▶

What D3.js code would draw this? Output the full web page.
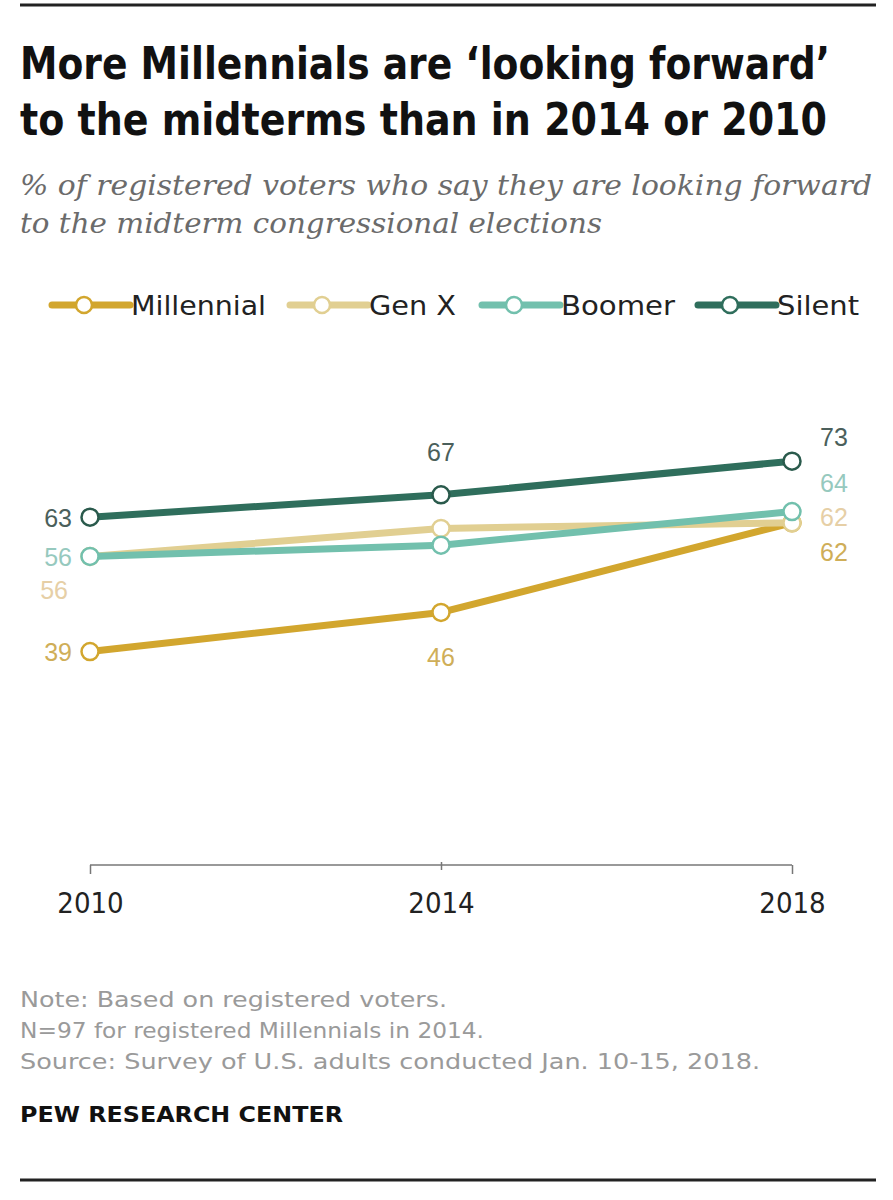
<!DOCTYPE html>
<html>
<head>
<meta charset="utf-8">
<style>
    body { margin: 0; background: #fff; }
    svg { display: block; }
    .title { font-family: 'Liberation Sans Narrow', 'DejaVu Sans Condensed', 'Arial Narrow', sans-serif; font-weight: 700; font-size: 44px; fill: #111; }
    .subtitle { font-family: 'DejaVu Serif', Georgia, serif; font-style: italic; font-size: 28px; fill: #6b6b6b; }
    .legend text { font-family: 'Liberation Sans Narrow', 'DejaVu Sans Condensed', sans-serif; font-size: 27px; fill: #222; }
    .lbl { font-family: 'Liberation Sans', Arial, sans-serif; font-size: 25px; }
    .axis text { font-family: 'Liberation Sans Narrow', 'DejaVu Sans Condensed', sans-serif; font-size: 29px; fill: #222; }
    .note { font-family: 'Liberation Sans Narrow', 'DejaVu Sans Condensed', sans-serif; font-size: 22px; fill: #9a9a9a; }
    .brand { font-family: 'Liberation Sans Narrow', 'DejaVu Sans Condensed', sans-serif; font-weight: 700; font-size: 21px; fill: #111; }
</style>
</head>
<body>
<svg width="893" height="1200"></svg>

<script src="https://d3js.org/d3.v7.min.js"></script>
<script>
    // data
    let years = [2010, 2014, 2018];
    let millennial = [39, 46, 62];
    let genX = [56, 61, 62];
    let boomer = [56, 58, 64];
    let silent = [63, 67, 73];
    let seriesNames = ["Millennial", "Gen X", "Boomer", "Silent"];

    // styling per series (drawing order = legend order)
    let lineColors = ["#d2a62e", "#e1cf92", "#72c0ad", "#2f6e5c"];
    let labelColors = ["#cfae58", "#e6cfa6", "#96c9be", "#4b5f5b"];
    // label offsets [dx, dy, anchor] for each year, null = no label
    let labelPos = [
        [[-18, 0, "end"], [0, 45, "middle"], [28, 29, "start"]],
        [[-22, 34, "end"], null, [28, -6, "start"]],
        [[-18, 1, "end"], null, [28, -29, "start"]],
        [[-18, 1, "end"], [0, -43, "middle"], [28, -24, "start"]]
    ];

    let series = [millennial, genX, boomer, silent].map((vals, i) => ({
        name: seriesNames[i],
        values: vals.map((v, j) => ({ year: years[j], value: v }))
    }));

    let svg = d3.select("svg");

    // rules
    svg.append("line").attr("x1", 20).attr("x2", 876).attr("y1", 5).attr("y2", 5)
        .style("stroke", "#222").style("stroke-width", 3);
    svg.append("line").attr("x1", 20).attr("x2", 876).attr("y1", 1180).attr("y2", 1180)
        .style("stroke", "#222").style("stroke-width", 3);

    // title and subtitle
    svg.append("text").attr("class", "title").attr("x", 20).attr("y", 79)
        .attr("textLength", 810).attr("lengthAdjust", "spacingAndGlyphs")
        .text("More Millennials are \u2018looking forward\u2019");
    svg.append("text").attr("class", "title").attr("x", 20).attr("y", 135)
        .attr("textLength", 807).attr("lengthAdjust", "spacingAndGlyphs")
        .text("to the midterms than in 2014 or 2010");
    svg.append("text").attr("class", "subtitle").attr("x", 20).attr("y", 195)
        .attr("textLength", 852).attr("lengthAdjust", "spacingAndGlyphs")
        .text("% of registered voters who say they are looking forward");
    svg.append("text").attr("class", "subtitle").attr("x", 20).attr("y", 233)
        .attr("textLength", 582).attr("lengthAdjust", "spacingAndGlyphs")
        .text("to the midterm congressional elections");

    // legend
    let legendX = [52, 290, 482, 698];
    let legendTextW = [135, 87, 114, 82];
    let legend = svg.append("g").attr("class", "legend")
        .selectAll("g").data(series).join("g")
        .attr("transform", (d, i) => `translate(${legendX[i]},305)`);
    legend.append("line").attr("x1", 0).attr("x2", 78).attr("y1", 0).attr("y2", 0)
        .style("stroke", (d, i) => lineColors[i]).style("stroke-width", 7)
        .style("stroke-linecap", "round");
    legend.append("circle").attr("cx", 32).attr("r", 8)
        .style("fill", "#fff").style("stroke", (d, i) => lineColors[i]).style("stroke-width", 2.5);
    legend.append("text").attr("x", 79).attr("y", 10)
        .attr("textLength", (d, i) => legendTextW[i]).attr("lengthAdjust", "spacingAndGlyphs")
        .text(d => d.name);

    // scales
    let x = d3.scalePoint().domain(years).range([90, 792]);
    let y = d3.scaleLinear().domain([0, 100]).range([870, 310]);

    // axis
    let axis = svg.append("g").attr("class", "axis").attr("transform", "translate(0,865)")
        .call(d3.axisBottom(x).tickSize(9).tickSizeOuter(0));
    axis.select(".domain").style("stroke", "#777").style("stroke-width", 1.5)
        .attr("d", `M${x(2010)},0H${x(2018)}`);
    axis.selectAll(".tick line").style("stroke", "#777").style("stroke-width", 1.5)
        .attr("y1", 0).attr("y2", 9);
    axis.selectAll(".tick").filter(d => d == 2014).select("line").attr("y1", -3).attr("y2", 5);
    axis.selectAll(".tick text").attr("y", 48).attr("dy", 0);

    let line = d3.line().x(d => x(d.year)).y(d => y(d.value));

    let groups = svg.append("g").selectAll("g").data(series).join("g");
    groups.append("path").attr("d", d => line(d.values))
        .style("fill", "none").style("stroke", (d, i) => lineColors[i])
        .style("stroke-width", 7).style("stroke-linejoin", "round").style("stroke-linecap", "round");
    groups.each(function (d, i) {
        d3.select(this).selectAll("circle").data(d.values).join("circle")
            .attr("cx", p => x(p.year)).attr("cy", p => y(p.value)).attr("r", 8.5)
            .style("fill", "#fff").style("stroke", i == 3 ? "#2a5a4c" : lineColors[i])
            .style("stroke-width", 2.5);
    });

    // data labels
    let labels = svg.append("g");
    series.forEach((s, i) => {
        s.values.forEach((p, j) => {
            let pos = labelPos[i][j];
            if (!pos) return;
            labels.append("text").attr("class", "lbl")
                .attr("x", x(p.year) + pos[0]).attr("y", y(p.value) + pos[1] + 9)
                .attr("text-anchor", pos[2])
                .style("fill", labelColors[i])
                .text(p.value);
        });
    });

    // notes
    let notes = [
        "Note: Based on registered voters.",
        "N=97 for registered Millennials in 2014.",
        "Source: Survey of U.S. adults conducted Jan. 10-15, 2018."
    ];
    let noteWidths = [427, 464, 740];
    svg.selectAll(".note").data(notes).join("text").attr("class", "note")
        .attr("x", 20).attr("y", (d, i) => 1007 + i * 31)
        .attr("textLength", (d, i) => noteWidths[i]).attr("lengthAdjust", "spacingAndGlyphs")
        .text(d => d);
    svg.append("text").attr("class", "brand").attr("x", 20).attr("y", 1122)
        .attr("textLength", 323).attr("lengthAdjust", "spacingAndGlyphs")
        .text("PEW RESEARCH CENTER");
</script>
</body>
</html>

◀

[Your objective]:
Every line that holds the string "this" should be returned.

[Expected answer]:
What D3.js code would draw this? Output the full web page.
        d3.select(this).selectAll("circle").data(d.values).join("circle")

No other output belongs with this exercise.